3. Hello, Rubberduckzilla!

I know one way . . . it's rather long . . .

Is there a way of turning recursive equations of the form .$\displaystyle U_{n+1}\:=\:aU_{n}+b$
where $\displaystyle U_{1}\:=\:c$ into an explicit form with variables $\displaystyle a, b\text{ and }c$ ?
The first term is: .$\displaystyle U_1 \:=\:c$ . . . The second term is: .$\displaystyle U_2 \:=\:ac+b$

$\displaystyle \begin{array}{ccccc}\text{We have the equation:} & U_{n+1} &=& aU_n + b & {\color{blue}[1]} \\ \text{The next equation is:} & U_{n+2} &=& aU_{n+1} + b & {\color{blue}[2]} \end{array}$

Subtract $\displaystyle {\color{blue}[2] - [1]}\!: \;\;U_{n+2} - U_{n+1} \;=\;aU_{n+1} - aU_n$

. . and we have: .$\displaystyle U_{n+2} - (a+1)U_{n+1} + aU_n$

Let: .$\displaystyle X^n \:=\:U_n\!:\quad X^{n+2} - (a+1)X^{n+1} +aX^n \;=\;0$

Divide by $\displaystyle X^n\!:\quad X^2 - (a+1)X + a \;=\;0$

. . which factors: .$\displaystyle (X - a)(X - 1) \;=\;0$

. . and has roots: .$\displaystyle X \;=\;a,\:1$

Hence, the function contains: .$\displaystyle a^n \text{ and }1^n$

The function is of the form: .$\displaystyle f(n) \;=\;A\!\cdot a^n + B$

We determine $\displaystyle A$ and $\displaystyle B$ by using the first two terms of the sequence.

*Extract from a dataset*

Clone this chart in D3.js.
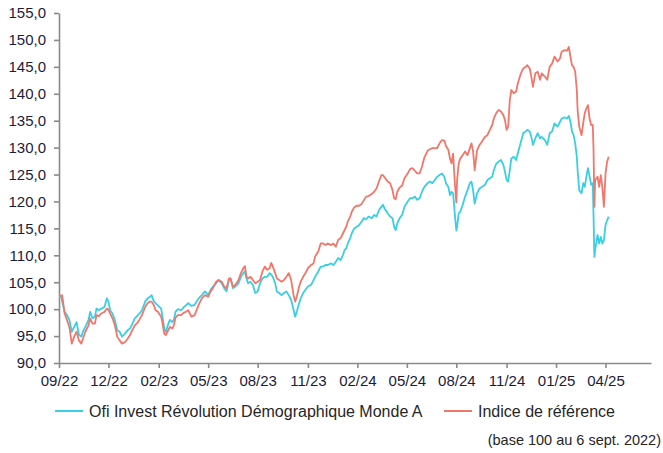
<!DOCTYPE html>
<html>
<head>
<meta charset="utf-8">
<script src="https://cdn.jsdelivr.net/npm/d3@7"></script>
<style>
  body { margin: 0; background: #fff; }
  svg { display: block; font-family: "Liberation Sans", Arial, sans-serif; }
  .axis path, .axis line { stroke: #8a8a8a; stroke-width: 1.6; }
  .axis text { fill: #1c1c3a; font-size: 15px; }
</style>
</head>
<body>
<svg width="663" height="453"></svg>
<script>
// trading days since 6 sept. 2022 (base 100)
const days = [
  0, 3, 4, 7, 10, 13, 16, 19, 22, 25, 28, 30, 33, 37, 39, 42, 45, 47, 50, 53, 57, 60, 62, 64, 67, 70,
  73, 76, 79, 83, 86, 89, 92, 95, 99, 101, 104, 108, 111, 114, 116, 119, 121, 124, 128, 129, 132, 134,
  137, 139, 142, 144, 146, 149, 153, 156, 159, 162, 166,
  170, 175, 179, 183, 187, 190, 193, 197, 200, 204, 207, 210, 213, 215, 218, 221, 225, 228, 231, 233,
  235, 237, 240, 243, 246, 249, 252, 255, 258, 261, 264, 266, 268, 271, 273, 276, 279, 282, 285, 288,
  291, 294, 296, 298, 301, 303, 306, 309, 312, 316, 319, 321, 325, 328, 331, 334, 337, 341, 344, 347,
  350, 353, 356, 358,
  360, 362, 365, 367, 370, 373, 376, 379, 382, 385, 388, 392, 395, 398, 401, 404, 406, 408, 412, 415,
  418, 420, 422, 424, 427, 430, 433, 437, 440, 443, 446, 449, 452, 455, 458, 462, 465, 468, 471, 474,
  477, 480, 483, 485, 488, 490, 492, 494, 496, 498, 499, 501, 503, 506, 509, 512, 515, 517, 519,
  521, 524, 527, 530, 534, 537, 540, 543, 545, 548, 551, 554, 557, 559, 561, 563, 565, 567, 570, 573,
  575, 579, 582, 585, 587, 590, 592, 594, 597, 600, 603, 605, 609, 612, 615, 618, 621, 625, 628, 630,
  634, 637, 639, 641, 643, 645, 647, 649, 650, 652, 655, 657, 659, 661, 663, 665, 667, 669, 670, 671,
  672, 675, 677, 679, 681, 683, 685, 687, 689
];

const fund = [
  102.3, 102.3, 101.4, 99.5, 98.9, 98.0, 95.8, 96.7, 97.6, 95.2, 94.9, 95.8, 96.7, 98.0, 99.5, 98.3, 98.6, 100.1, 99.8, 100.1, 100.4, 102.0, 101.4, 99.8, 99.2, 98.0,
  96.1, 95.8, 94.9, 95.5, 96.1, 96.4, 97.3, 98.3, 98.9, 99.2, 99.8, 101.4, 102.0, 102.3, 102.6, 101.4, 101.1, 100.7, 100.1, 99.2, 96.4, 95.8,
  97.3, 98.0, 97.6, 98.0, 99.5, 100.0, 99.8, 100.3, 100.7, 101.1, 100.6,
  100.8, 102.0, 102.6, 103.3, 102.6, 103.6, 104.2, 104.8, 105.4, 104.8, 103.9, 103.3, 105.4, 105.7, 103.9, 104.2, 104.8, 106.0, 106.7, 107.0,
  105.7, 104.8, 105.1, 104.5, 103.0, 103.3, 104.8, 105.7, 106.0, 106.0, 106.7, 106.4, 106.0, 104.8, 103.3, 103.0, 102.6, 103.0, 103.3, 102.6,
  101.7, 99.9, 98.6, 99.5, 101.1, 102.0, 103.0, 103.6, 104.2, 104.5, 105.4, 106.0, 107.0, 107.9, 107.9, 108.2, 108.2, 108.5, 108.2, 108.8,
  109.5, 109.1, 110.1, 111.0,
  111.3, 112.2, 113.2, 114.1, 115.0, 115.3, 115.6, 116.2, 116.9, 116.7, 117.2, 116.9, 117.5, 117.2, 118.4, 119.0, 119.4, 118.7, 117.8, 117.2,
  116.9, 115.3, 114.7, 115.9, 116.9, 117.5, 119.0, 120.0, 120.6, 120.6, 120.9, 120.3, 120.6, 121.8, 122.7, 123.4, 123.7, 123.4, 124.0, 124.6,
  124.9, 125.2, 124.6, 123.4, 122.7, 121.2, 121.8, 121.5, 117.8, 114.6, 115.3, 117.8, 118.1, 119.4, 120.9, 122.1, 123.4, 123.7, 122.1,
  119.6, 121.5, 122.4, 122.7, 123.1, 124.0, 124.3, 124.6, 125.8, 127.0, 127.4, 127.7, 126.8, 125.5, 124.0, 123.7, 125.8, 128.0, 128.3, 127.7,
  128.9, 131.1, 132.7, 133.0, 133.3, 133.0, 132.0, 130.5, 131.7, 132.7, 131.7, 132.0, 131.4, 130.5, 132.7, 133.0, 134.5, 133.9, 134.8, 135.4,
  135.6, 135.4, 135.9, 134.8, 133.0, 132.3, 130.8, 128.3, 125.8, 122.1, 121.5, 123.4, 122.7, 124.6, 126.2, 124.6, 123.1, 123.4, 117.2, 109.7,
  111.0, 113.8, 112.2, 113.4, 112.2, 112.8, 115.6, 116.5, 117.2
];

const bench = [
  102.6, 102.5, 102.6, 99.2, 98.0, 96.7, 93.6, 94.9, 95.8, 94.2, 93.6, 94.5, 95.8, 97.0, 98.3, 97.3, 97.3, 98.9, 98.7, 99.2, 99.5, 100.1, 99.9, 99.2, 98.3, 97.0,
  94.9, 94.2, 93.6, 93.9, 94.5, 95.2, 96.1, 97.0, 97.6, 98.1, 98.9, 100.4, 101.1, 101.4, 101.4, 100.7, 99.8, 99.5, 98.6, 98.0, 95.4, 95.2,
  96.1, 96.7, 96.4, 97.0, 98.4, 98.9, 98.9, 99.3, 99.5, 99.8, 98.6,
  98.9, 100.8, 102.0, 102.6, 102.3, 103.3, 103.9, 105.1, 105.4, 105.1, 104.2, 103.9, 105.7, 105.7, 104.2, 104.5, 105.4, 106.7, 107.6, 108.0,
  106.0, 105.7, 106.0, 105.4, 104.8, 105.1, 105.4, 107.0, 107.9, 107.3, 107.6, 108.6, 107.9, 106.7, 105.7, 105.4, 105.1, 105.4, 106.0, 106.7,
  105.4, 102.6, 101.4, 102.3, 104.2, 105.1, 106.0, 106.7, 107.6, 108.2, 108.5, 109.8, 110.7, 112.2, 112.2, 111.9, 112.2, 111.9, 112.2, 111.6,
  112.9, 113.2, 114.1, 114.7,
  115.3, 116.3, 117.2, 118.1, 118.9, 119.2, 119.2, 119.5, 120.2, 120.9, 121.0, 121.4, 121.8, 122.4, 123.7, 124.9, 124.9, 124.5, 123.7, 123.4,
  122.1, 120.6, 120.4, 121.8, 122.6, 122.9, 124.3, 125.2, 126.0, 126.2, 125.7, 125.2, 125.2, 126.5, 128.2, 129.4, 129.7, 129.9, 129.9, 129.9,
  130.8, 131.4, 131.3, 130.3, 129.6, 128.0, 127.1, 128.9, 123.7, 119.8, 124.0, 127.1, 128.0, 128.6, 129.3, 128.6, 129.9, 130.8, 129.3,
  125.8, 129.5, 130.5, 131.1, 132.0, 132.3, 133.3, 134.2, 135.4, 136.4, 137.0, 136.7, 136.0, 135.1, 133.3, 133.9, 138.8, 140.7, 140.1, 140.4,
  141.9, 143.8, 144.7, 145.0, 145.3, 144.7, 143.2, 141.3, 143.8, 144.1, 142.6, 143.8, 143.2, 142.6, 145.0, 145.6, 146.9, 146.0, 146.6, 147.8,
  148.1, 148.0, 148.7, 146.9, 145.3, 145.0, 144.1, 140.7, 137.0, 133.9, 132.3, 134.5, 136.4, 137.3, 137.9, 135.4, 134.2, 134.2, 129.5, 119.0,
  124.0, 124.6, 122.7, 124.9, 122.7, 119.0, 125.2, 127.4, 128.3
];

// category axis labels (trading day of each label)
const tickDays = [0, 62, 125, 187, 249, 312, 374, 436, 498, 561, 623, 685];
const tickLabels = ["09/22", "12/22", "02/23", "05/23", "08/23", "11/23", "02/24", "05/24", "08/24", "11/24", "01/25", "04/25"];
const yTicks = d3.range(90, 156, 5);

const seriesNames = ["Ofi Invest Révolution Démographique Monde A", "Indice de référence"];
const seriesColors = ["#38cfe5", "#f2766a"];
const footnote = "(base 100 au 6 sept. 2022)";

const svg = d3.select("svg");

const x = d3.scaleLinear().domain([0, 742]).range([59, 651]);
const y = d3.scaleLinear().domain([90, 155]).range([363, 13]);

svg.append("g")
  .attr("class", "axis")
  .attr("transform", "translate(59,0)")
  .call(d3.axisLeft(y)
    .tickValues(yTicks)
    .tickFormat(d => d.toFixed(1).replace(".", ","))
    .tickSize(5)
    .tickSizeOuter(0)
    .tickPadding(8));

svg.append("g")
  .attr("class", "axis")
  .attr("transform", "translate(0,363)")
  .call(d3.axisBottom(x)
    .tickValues(tickDays)
    .tickFormat((d, i) => tickLabels[i])
    .tickSize(5)
    .tickSizeOuter(0)
    .tickPadding(7));

const line = d3.line()
  .x(d => x(d[0]))
  .y(d => y(d[1]));

[fund, bench].forEach(function(vals, k) {
  svg.append("path")
    .datum(days.map((d, i) => [d, vals[i]]))
    .attr("fill", "none")
    .attr("stroke", seriesColors[k])
    .attr("stroke-width", 1.8)
    .attr("stroke-linejoin", "round")
    .attr("d", line);
});

// legend
const legendX = [55, 444];
const legend = svg.selectAll(".legend")
  .data(seriesNames)
  .enter()
  .append("g")
  .attr("class", "legend")
  .attr("transform", (d, i) => "translate(" + legendX[i] + ",411)");

legend.append("line")
  .attr("x1", 0).attr("x2", 28)
  .attr("stroke", (d, i) => seriesColors[i])
  .attr("stroke-width", 2);

legend.append("text")
  .attr("x", 34)
  .attr("dy", "0.35em")
  .attr("font-size", 16)
  .attr("fill", "#262626")
  .text(d => d);

svg.append("text")
  .attr("x", 661)
  .attr("y", 445)
  .attr("text-anchor", "end")
  .attr("font-size", 14.5)
  .attr("fill", "#262626")
  .text(footnote);
</script>
</body>
</html>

$\displaystyle \begin{array}{ccccccc}f(1) \:=\:c\!: & Aa + B &=& c & {\color{blue}[3]}\\ f(2) \:=\:ac+b\!: & Aa^2 + B &=& ac + b & {\color{blue}[4]}\end{array}$

Subtract $\displaystyle {\color{blue}[4] - [3]}\!:\quad Aa^2 - Aa \:=\:ac + b - c$

. . $\displaystyle Aa(a-1) \:=\:ac+b - c \quad\Rightarrow\quad A \;=\;\frac{ac+b-c}{a(a-1)}$

Substitute into $\displaystyle {\color{blue}[3]}\!:\frac{ac+b-c}{a(a-1)}\cdot a + B\:=\:c \quad\Rightarrow\quad B \;=\;\frac{\text{-}b}{a-1}$

Therefore: .$\displaystyle f(n) \;=\;\frac{ac+b-c}{a(a-1)}\,a^n - \frac{b}{a-1}$